Timothy Massad, chairman of the U.S. Commodity Futures Trading Commission (CFTC), issued a statement welcoming the report, and addressing its work on leverage in particular. He called for improved data collection to help assess the possible systemic risk posed by fund leverage.

“The first challenge is the metrics we use to measure leverage. As the report notes, we do not yet have a good metric for leverage in this context. We have not yet “connected the dots” between the leverage metrics cited in the report and the amount of underlying risk that it represents,” Massad said.

“A first step is to work with and improve the data we are now collecting. This can also help us transition from an emphasis on collecting ‘historical’ data on past quarterly periods to something closer to ‘real-time’ analysis of exposures across cleared and uncleared positions. This will take time, and the process is ongoing, but I believe this is the type of work that is necessary to assess potential risk to our financial system,” he added.

The FSOC also recommends further analysis of operational risks in the industry, particularly firms’ outsourcing activities; and, further work to assess the risks posed by firms’ securities lending activities.

“The council was created to bring the financial regulatory community together to look across the entire system, ask tough questions, and address potential risks to financial stability before they materialize. Our analysis of asset management products and activities is a crucial piece of that work,” said U.S. Treasury Secretary, Jacob Lew, chair of the FSOC. “As financial markets evolve, the nature of potential risks shifts, and we need to be vigilant in monitoring and understanding these changes.”

Mary Jo White, chair of the U.S. Securities and Exchange Commission (SEC), also welcomed the report, noting that the SEC is working on regulatory reforms for the asset management industry, including enhanced reporting of data, liquidity risk management and use of leverage. She also said that the FSOC report “should not be read as an indication of the direction that the SEC’s final asset management rules may take.”

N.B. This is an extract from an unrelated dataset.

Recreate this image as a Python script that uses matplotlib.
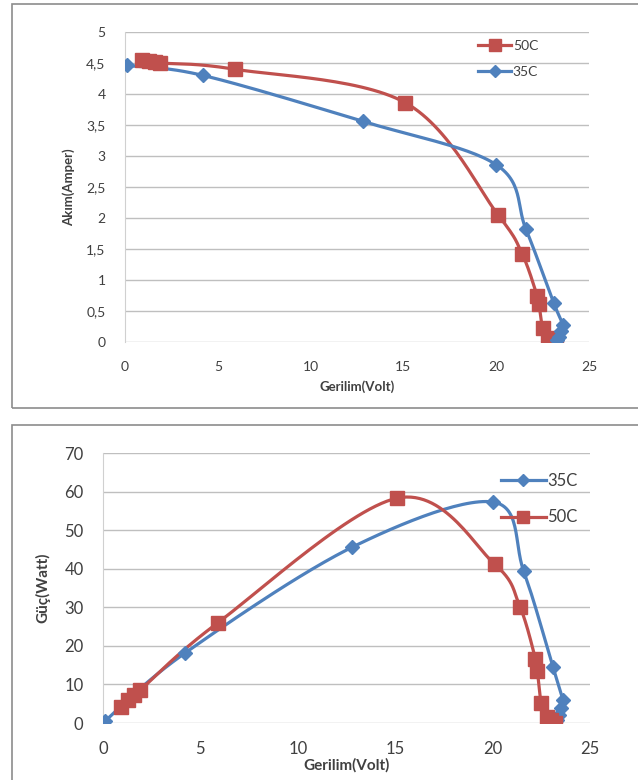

“This exercise has also highlighted for me other important issues not directly or solely within the SEC’s jurisdiction, some of which were raised by commenters on the Council’s request for public comment – including the interaction of asset managers with other financial institutions, the use of economic substitutes across the industry, and the behavior of market participants both before and after the financial crisis,” she added. “Careful examination of these and other issues by both FSOC and the relevant regulators is important for analyzing both risks to financial stability and the materiality and likelihood of such risks.”